In early March, we had the privilege of accompanying our son Aaron to the Oska Bright Film Festival in Brighton, UK. He is the co-lead in the short film Chicken, which had its UK premiere at the film festival, and was chosen as Best of the Fest. Aaron was also nominated for Best Performance out of all the dozens of films screened at the festival.

 

We have been to other film festivals with Chicken. I can tell you that Oska Bright was different and I’ve reflected on why.

 

Oska Bright is dedicated solely to showing films produced by and featuring people with learning disabilities and autism. (Learning disabilities includes intellectual and developmental disabilities, which are the terms commonly used in Canada).

 

The film fest was held in a gorgeous performing space, the Brighton Dome Corn Exchange, not in some crappy church basement or community room (as is often the case for events for disabled people). The social media promotions throughout the festival week were strong and professional. These artists were getting the attention they deserve. We had the added delight of seeing the famous Drag Syndrome troop perform live at the awards ceremony.

 

Typical film festival receptions can be rather stuffy events. Not so at Oska Bright, the friendliest and most open-hearted festival on Earth. You simply go up to someone and introduce yourself and voila, an instant connection, handshake, swapping of Instagram accounts, and promises to attend each other’s movies. Lucy McNulty, Aaron’s co-star and a seasoned actor herself, said she was amazed at the lack of pretence at Oska Bright. We were all rooting for each other.

 

It was at an Oska Bright reception that we met the powerhouse team of Otto Baxter, Peter Beard and Bruce Fletcher from Story Films. They were there to screen two films – one a feature-length documentary about Otto called Not a F***ing Horror Story and Otto’s film, The Puppet Asylum. Both these films should be required viewing for all families and folks who work with adults who have Down syndrome. To borrow a British term, I was gob-smacked at the insight into Otto’s experience growing up.

 

Here's the trailer for Otto’s documentary. (Somebody, please help me get Otto's films to Canada).
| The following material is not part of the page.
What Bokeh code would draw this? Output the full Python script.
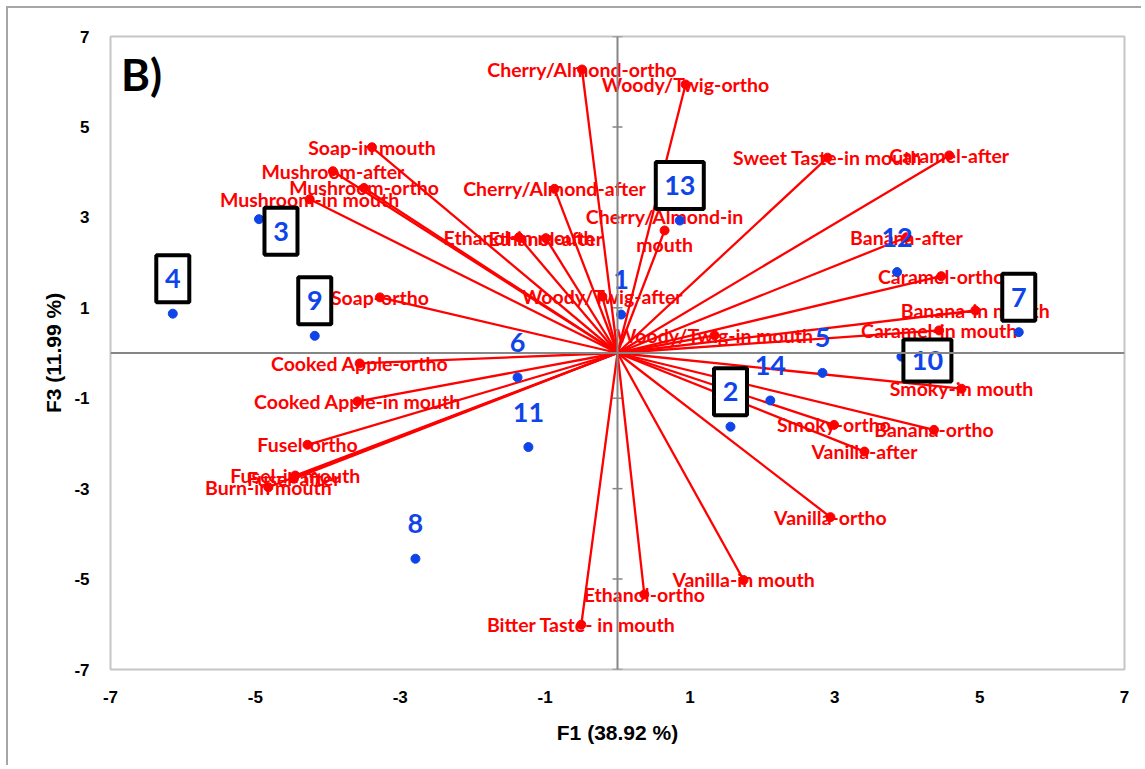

Otto and Aaron hit it off immediately, swapping super hero and horror movie character impressions at the reception.



 Bruce and Peter generously met up with us a few days later in London after work at a pub.



They shared in the question and answer after their film screening that it took four long years to secure funding for Otto’s film. I asked what moved the needle on this. Bruce said it was this talk by Jack Thorne at the Edinburgh TV Festival in 2021.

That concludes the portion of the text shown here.